In addition to showing new adventure images, I address degree of difficulty and creativity as well as sacrifice and compromise with respect to photography.
Lauri and I completed our second weeklong trip on the Royal Arch Loop with longtime friend and backpacking companion John Hoffer. The Royal Arch is a special and beautiful place seen by few because it is a difficult multi day hike.
I feel fortunate that at 50+ I am still capable of making physically demanding treks to create images. They are not without pain. There are times I wish I had a normal mid life crisis like owning a Corvette and whooping it up in Vegas but no! Instead, I do brutal backpack trips to remote places like the Royal Arch. When I go to places like this I never lose sight of a principle of photography that has stuck with me for many years: Degree of difficulty does not correlate to creativity.
Going to expensive exotic places, or places that are difficult to get to or require special skills (in this case rappelling and canyoneering skills) does not mean you will get great photography. Your viewers, unless they were there with you, cannot relate to the physical or emotional pain and investment you make in your photographs. Your images are judged solely on their creative merits. And it should be that way.

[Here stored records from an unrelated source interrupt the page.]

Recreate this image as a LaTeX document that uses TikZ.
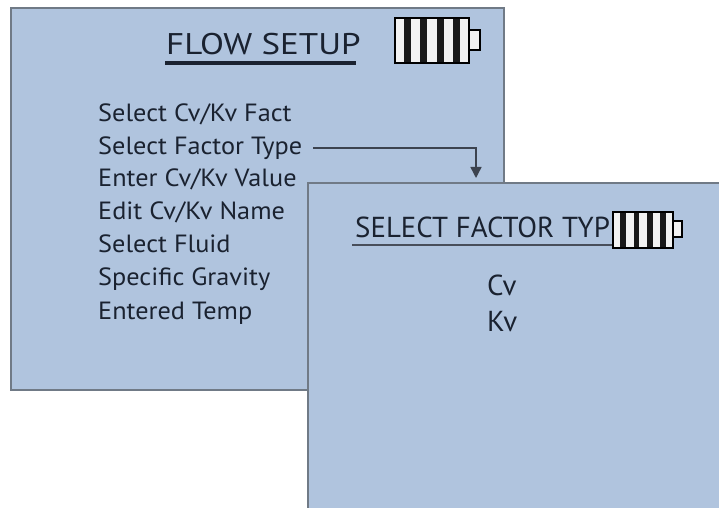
\documentclass[tikz,border=0pt]{standalone}
\usepackage{fontspec}
\setmainfont{PT Sans}
\usetikzlibrary{arrows.meta}
\definecolor{panelfill}{RGB}{176,196,222}
\definecolor{panelborder}{RGB}{112,122,134}
\definecolor{ink}{RGB}{26,34,48}
\tikzset{
  panel/.style={draw=panelborder, line width=2.4bp, fill=panelfill, inner sep=0pt},
  listitem/.style={anchor=base west, inner sep=0pt, text=ink, font=\fontsize{25}{30}\selectfont, xscale=1.055},
  choice/.style={anchor=base west, inner sep=0pt, text=ink, font=\fontsize{29}{34}\selectfont},
  conn/.style={draw=ink!85, line width=1.4bp, -{Triangle[length=11bp,width=11bp]}},
  batt/.style={draw=black, line width=1.2bp, fill=white!90!gray},
  stripe/.style={fill=black!90, draw=none}
}
\begin{document}
\begin{tikzpicture}[x=1bp,y=-1bp]
\useasboundingbox (0,0) rectangle (719,508);
\fill[white] (0,0) rectangle (719,508);
\clip (0,0) rectangle (719,508);
% left panel
\draw[panel] (11,8) rectangle (504,390);
\node[anchor=base west, inner sep=0pt, text=ink, font=\fontsize{30}{36}\selectfont] (title1) at (166,55) {\scalebox{1.17}[1]{FLOW SETUP}};
\draw[ink, line width=3.2bp] (165,63) -- (356,63);
% battery 1
\draw[batt] (469,30) rectangle (480,50);
\draw[batt] (395,18) rectangle (469,63);
\foreach \i in {0,1,2,3} {
  \fill[stripe] ({395+9.2+\i*16.2},18) rectangle ({395+9.2+\i*16.2+7},63);
}
\draw[black, line width=1.2bp] (395,18) rectangle (469,63);
% list
\node[listitem] (i1) at (98,122) {Select Cv/Kv Fact};
\node[listitem] (i2) at (98,155) {Select Factor Type};
\node[listitem] (i3) at (98,187) {Enter Cv/Kv Value};
\node[listitem] (i4) at (98,220) {Edit Cv/Kv Name};
\node[listitem] (i5) at (98,253) {Select Fluid};
\node[listitem] (i6) at (98,286) {Specific Gravity};
\node[listitem] (i7) at (98,319) {Entered Temp};
% right panel
\draw[panel] (308,183) rectangle (725,515);
\coordinate (tip) at (476,178);
\coordinate (bend) at (476,148);
\draw[conn] ([xshift=11bp]i2.east |- bend) -- (bend) -- (tip);
\node[anchor=base west, inner sep=0pt, text=ink, font=\fontsize{29}{34}\selectfont] (title2) at (355,238) {SELECT FACTOR TYP};
\draw[ink!80, line width=2bp] (352,245) -- (613,245);
% battery 2
\draw[batt] (673,221) rectangle (682,237);
\draw[batt] (613,212) rectangle (673,248);
\foreach \i in {0,1,2,3} {
  \fill[stripe] ({613+7.3+\i*13.2},212) rectangle ({613+7.3+\i*13.2+5.8},248);
}
\draw[black, line width=1.2bp] (613,212) rectangle (673,248);
\node[choice] (cv) at (487,295) {Cv};
\node[choice] (kv) at (487,331) {Kv};
\end{tikzpicture}
\end{document}
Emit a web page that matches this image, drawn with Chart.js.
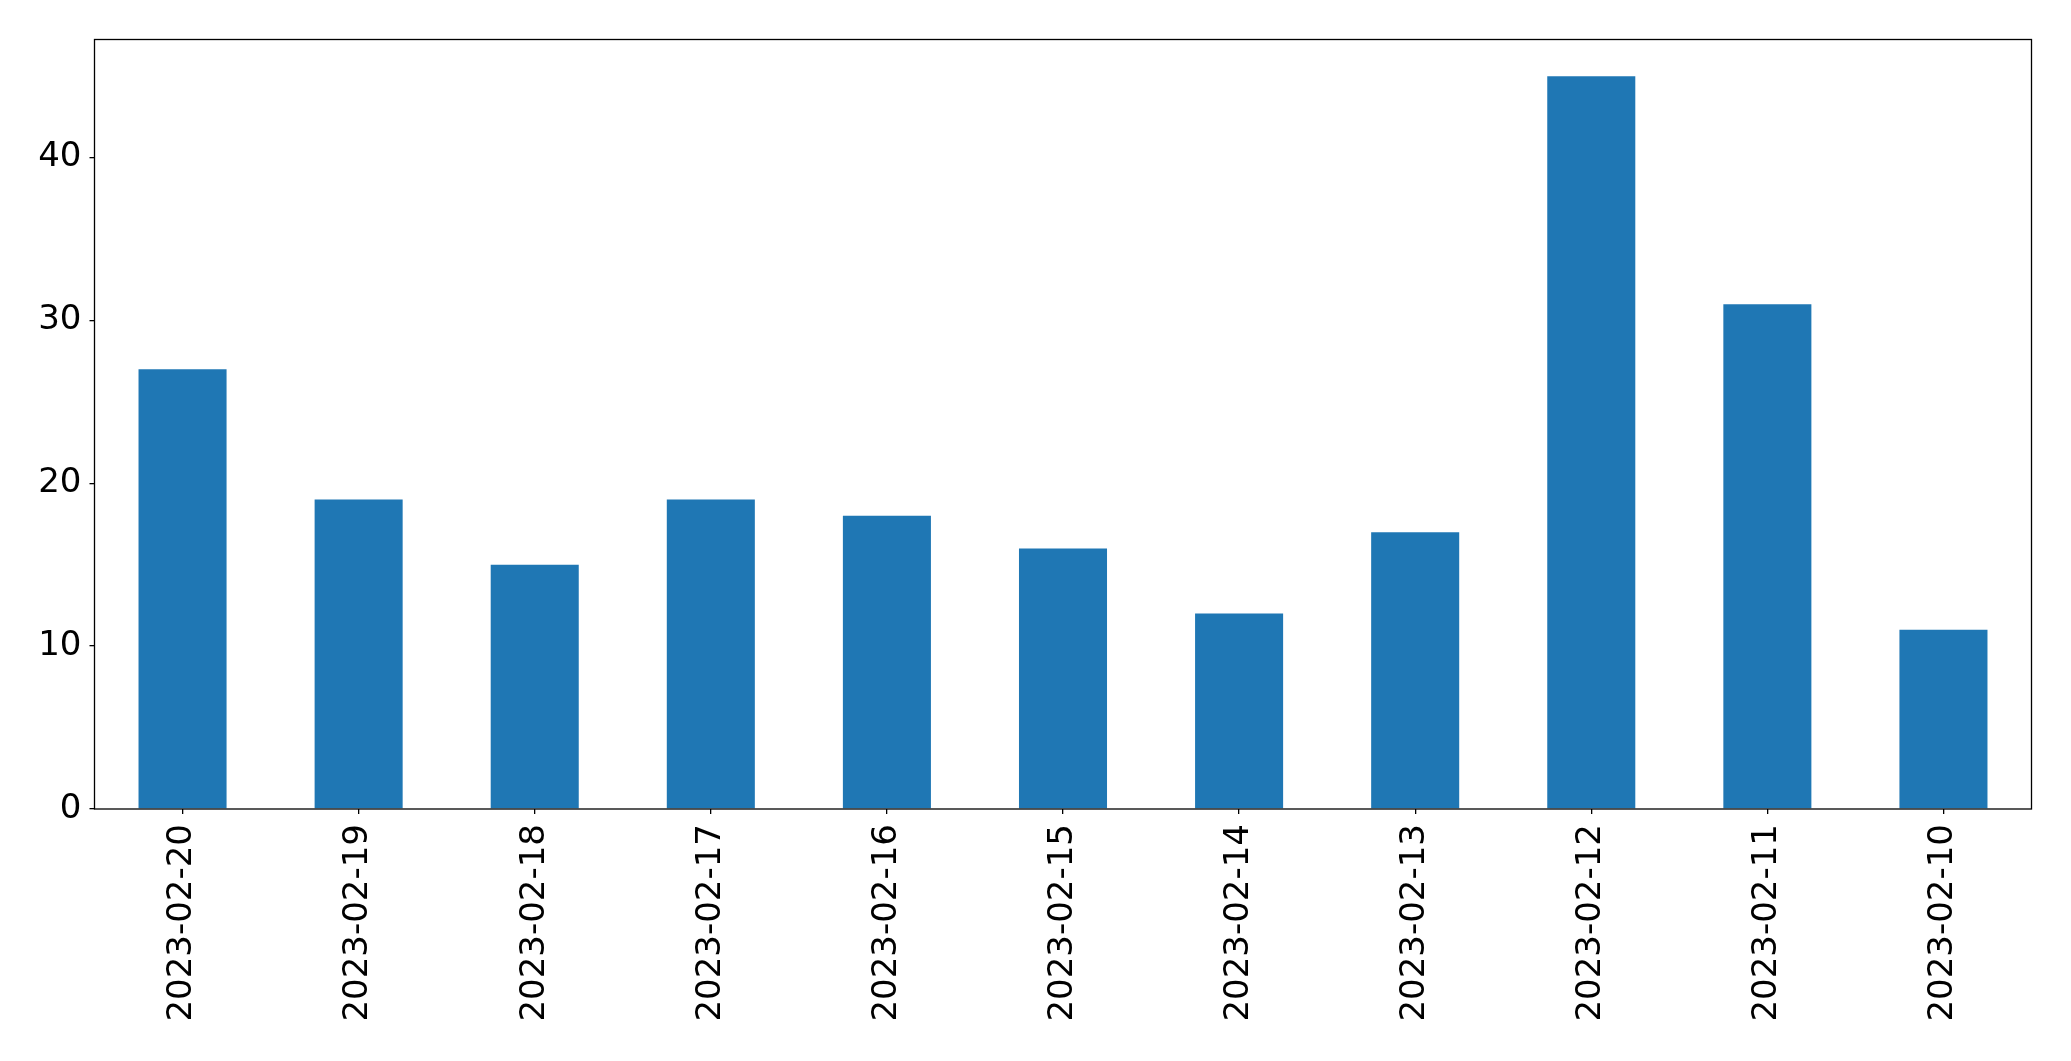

Photography on a backpack trip requires sacrifice but not compromise. I’ll explain. Sacrifice on this trip was severely limiting my equipment for obvious reasons. I took a Canon 5D, Mark 3, 24/f2.8 lens, Sigma 15/f2.8 fisheye, a 600RT speedlight with a couple of gels and the ST-E3 transmitter. For the first time in a long time, I went without a tripod. That was the biggest sacrifice on this trip.
I had to sacrifice some sweet photo ops. As long as I stayed within the limitations of the equipment I had I didn’t have to compromise on the principles of making compelling imagery. My focus would be on the hiking and at camp experience and making images where it was still possible to get sharp, hand held shots and shots that still looked well lit with simple fill flash skillfully applied.
Without a tripod and with only wide angle lenses I had to give up landscapes and many telephoto and macro ops. I really felt the pain of what I sacrificed one evening when we had a blazing pink sunset. I did however improvise on a full moon tent scene. With plenty of rocks and a ziplock bag full of sand made a great stabilizer for a 2-3 minute exposure.
The 15mm fisheye really came in handy as the noon sun was cresting the Royal Arch. It is such a fun lens to shoot into the sun with and I did that a lot.
Sacrifice without compromise of solid photography principles and remembering that degree of difficulty does not guarantee good imagery has hopefully resulted in a few marketable shots from a difficult to reach and seldom seen location that holds a special place in my memory.